Donc, parce que la Bienheureuse Vierge n'a pas été chargée d'être le père du Christ, mais sa mère, il s'ensuit qu'elle n'a pas reçu de puissance active dans la conception du Christ. Car, si elle avait agi activement, elle aurait été le père du Christ ; si, comme certains le disent, elle n'avait rien fait, il s'ensuivrait que cette puissance active lui aurait été donnée pour rien. Il faut donc tenir que dans la conception du Christ, la Bienheureuse Vierge n'a exercé aucune activité, elle n'a fournit que la matière. Néanmoins, avant la conception, elle a été active en préparant la matière, pour qu'elle soit apte à la conception.
Solutions
1. Cette conception a comporté trois privilèges : d'échapper au péché originel ; de venir non de l'homme seul, mais de Dieu et de l'homme ; d'être une conception viriginale. Et ces trois privilèges lui sont venus du Saint-Esprit. Du premier S. Jean Damascène dit : « L'Esprit Saint, venant sur la Vierge, l'a purifiée », c'est-à-dire qu'il l'a préservée de concevoir ayant le péché originel. Relativement au deuxième il dit : « Il lui a donné la force de recevoir le Verbe de Dieu », c'est-à-dire de le concevoir. Et quant au troisième, il dit : « en même temps que de l'engendrer », c'est-à-dire qu'en demeurant vierge, elle puisse engendrer, non certes d'une manière active, mais d'une manière passive, comme les autres mères qui tiennent cela de la semence du père.

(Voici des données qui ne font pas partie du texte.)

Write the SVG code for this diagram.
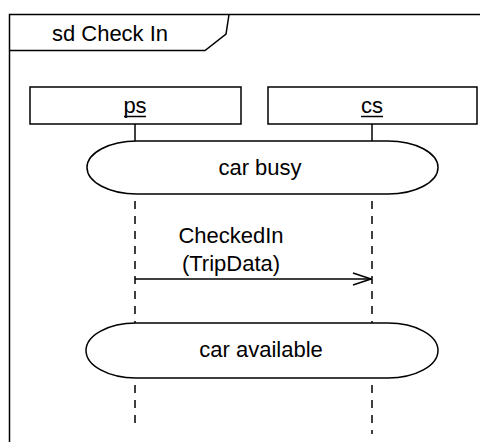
<svg xmlns="http://www.w3.org/2000/svg" width="480" height="442" viewBox="0 0 480 442">
<style>
text{font-family:"Liberation Sans",Arial,sans-serif;font-size:22px;fill:#000;text-anchor:middle}
.ln{fill:none;stroke:#000;stroke-width:1.5}
.box{fill:#fff;stroke:#000;stroke-width:1.5}
.life{stroke:#000;stroke-width:1.5;stroke-dasharray:8,7;fill:none}
</style>
<defs>
<marker id="open" markerWidth="20" markerHeight="14" refX="19" refY="7" orient="auto" markerUnits="userSpaceOnUse">
<path d="M1,1 L19,7 L1,13" fill="none" stroke="#000" stroke-width="1.5"/>
</marker>
</defs>
<g id="frame">
<path class="ln" d="M9.5,442 L9.5,14.5 L480,14.5"/>
<path class="ln" d="M9.5,50.5 L205,50.5 L226,34 L229,14.5"/>
<text x="110" y="41">sd Check In</text>
</g>
<g id="connectors">
<line class="ln" x1="135" y1="124" x2="135" y2="141"/>
<line class="ln" x1="372" y1="124" x2="372" y2="141"/>
<line class="life" x1="135" y1="201" x2="135" y2="323"/>
<line class="life" x1="372" y1="201" x2="372" y2="323"/>
<line class="life" x1="135" y1="385" x2="135" y2="428"/>
<line class="life" x1="372" y1="385" x2="372" y2="434"/>
<line class="ln" x1="135" y1="279" x2="371" y2="279" marker-end="url(#open)"/>
<text x="231" y="243">CheckedIn</text>
<text x="231" y="271">(TripData)</text>
</g>
<g id="ps">
<rect class="box" x="30" y="87" width="211" height="37"/>
<text x="135" y="113">ps</text>
<line class="ln" x1="124" y1="116.5" x2="146" y2="116.5"/>
</g>
<g id="cs">
<rect class="box" x="268" y="87" width="209" height="37"/>
<text x="372" y="113">cs</text>
<line class="ln" x1="361" y1="116.5" x2="383" y2="116.5"/>
</g>
<g id="carbusy">
<path class="box" d="M137,141 L388,141 A50,26.5 0 0 1 388,194 L137,194 A50,26.5 0 0 1 137,141 Z"/>
<text x="260" y="175">car busy</text>
</g>
<g id="caravailable">
<path class="box" d="M136,323 L388,323 A50,27.5 0 0 1 388,378 L136,378 A50,27.5 0 0 1 136,323 Z"/>
<text x="261" y="357">car available</text>
</g>
</svg>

2. Chez la mère la puissance génératrice est imparfaite, en regard de celle du père. Aussi, de même que, dans les arts, l'art subalterne dispose la matière, tandis que l'art supérieur, selon Aristote, imprime la forme ; de même, la vertu génératrice de la femme prépare la matière, et la vertu active du mari communique la forme à la matière préparée.
3. Nous venons de le dire, pour qu'une transformation soit naturelle, il n'est pas exigé qu'il y ait dans la matière un principe actif, mais seulement un principe passif.